West End Revitalization Association Celebrate 19th Anniversary
November 26, 2013
The West End Revitalization Association (WERA), a community development corporation founded in 1994 in Mebane in the Piedmont region of North Carolina, celebrated its 19th anniversary on Friday, November 15 with its annual dinner at K&W Cafeteria in Burlington, North Carolina. WERA was founded by concerned Mebane residents when they received word that the North Carolina Department of Transportation, with the full cooperation Alamance County and Mebane officials, planned to run a highway bypass through the predominantly African American community of West End. The plan would require the destruction of almost thirty homes and St. Luke Christian Church, which was founded by former slaves. In an effort to fight the proposed bypass, WERA filed administrative civil rights and environmental justice complaints in 1999 with the U. S. Department of Justice to stop the City of Mebane, Alamance County, North Carolina Department of Transportation, and the Federal Highway Administration from proceeding with the destruction of their community for the sake of the bypass without any input from the affected homeowners or plans for their relocation. WERA alleged that these government entities had planned for and were proceeding with the proposed highway bypass in violation of the Civil Rights Act of 1964 and Executive Order 12898, signed by President Clinton in 1994 to address environmental justice issues in so-called minority communities.

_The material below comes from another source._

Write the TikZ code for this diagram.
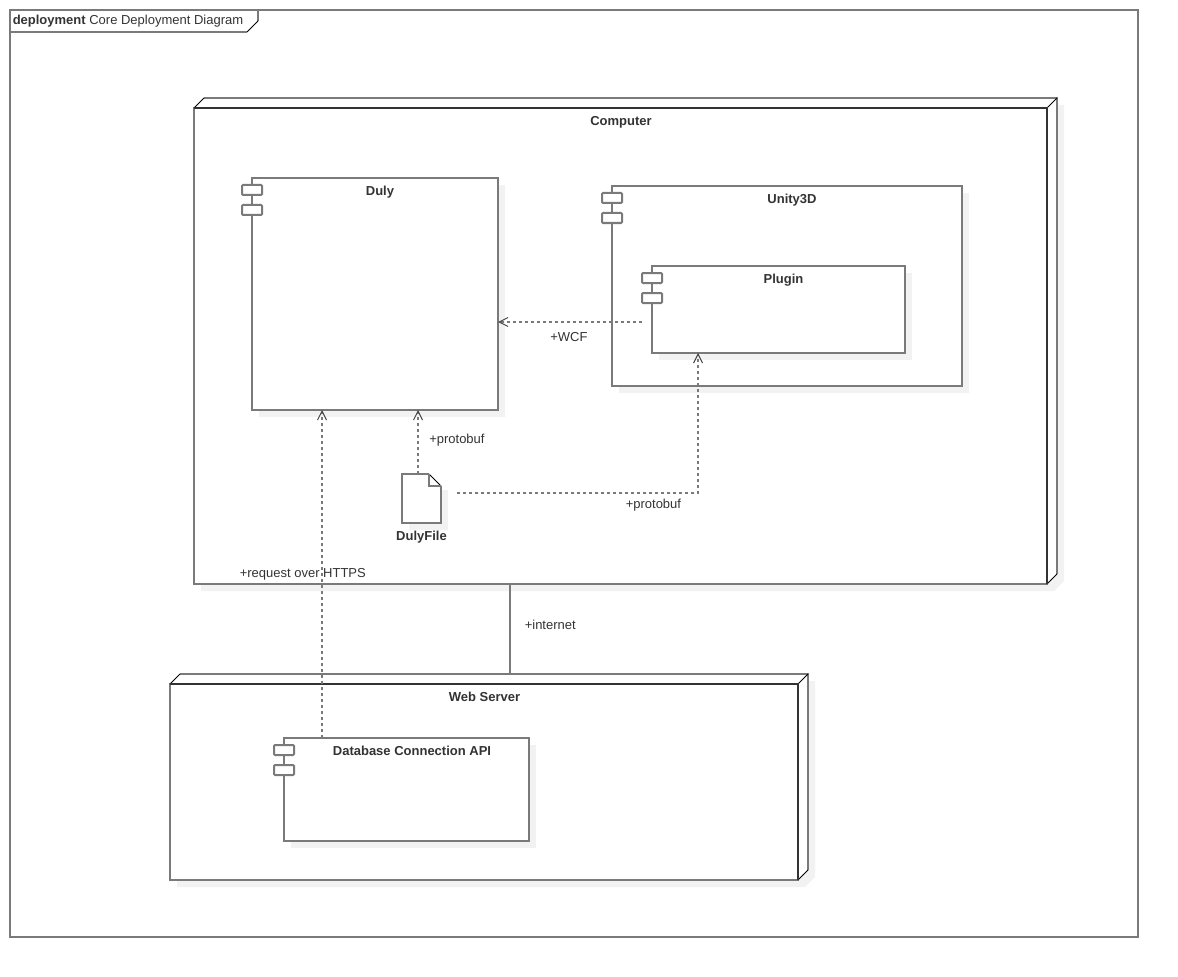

At the 19th Annual Dinner on November 15, several dedicated community members dined on a delicious Friday evening meal as they shared memories of years past in the environmental justice struggle and the successes and hardships that they had encountered along the way. During the dinner, Mr. Omega R. Wilson, WERA’s President & Project Manager, recognized the invaluable contributions of long-standing board members and community residents Ms. Evon Connally, Mr. Donald Tate, Ms. Marilyn Snipes, Ms. Rachel Hester, Ms. Patricia Torain, Mr. Joe Johnson, and Ms. Chartarsha Garner. There was also some updates regarding the acquisition of property in the community regarding the proposed highway bypass. Near the conclusion of the celebration dinner, Mr. Omari M. Wilson, an attorney at the Land Loss Prevention Project (LLPP) in downtown Durham, North Carolina, presented Omega Wilson with the Fruit of the Land award which was given in recognition of Mr. Wilson’s collaboration with LLPP in the environmental justice movement. Omega Wilson had been chosen with three other honorees to receive The Fruit of the Land award as a part of LLPP’s 30th Anniversary Reception on October 11 at the NCCU School of Law.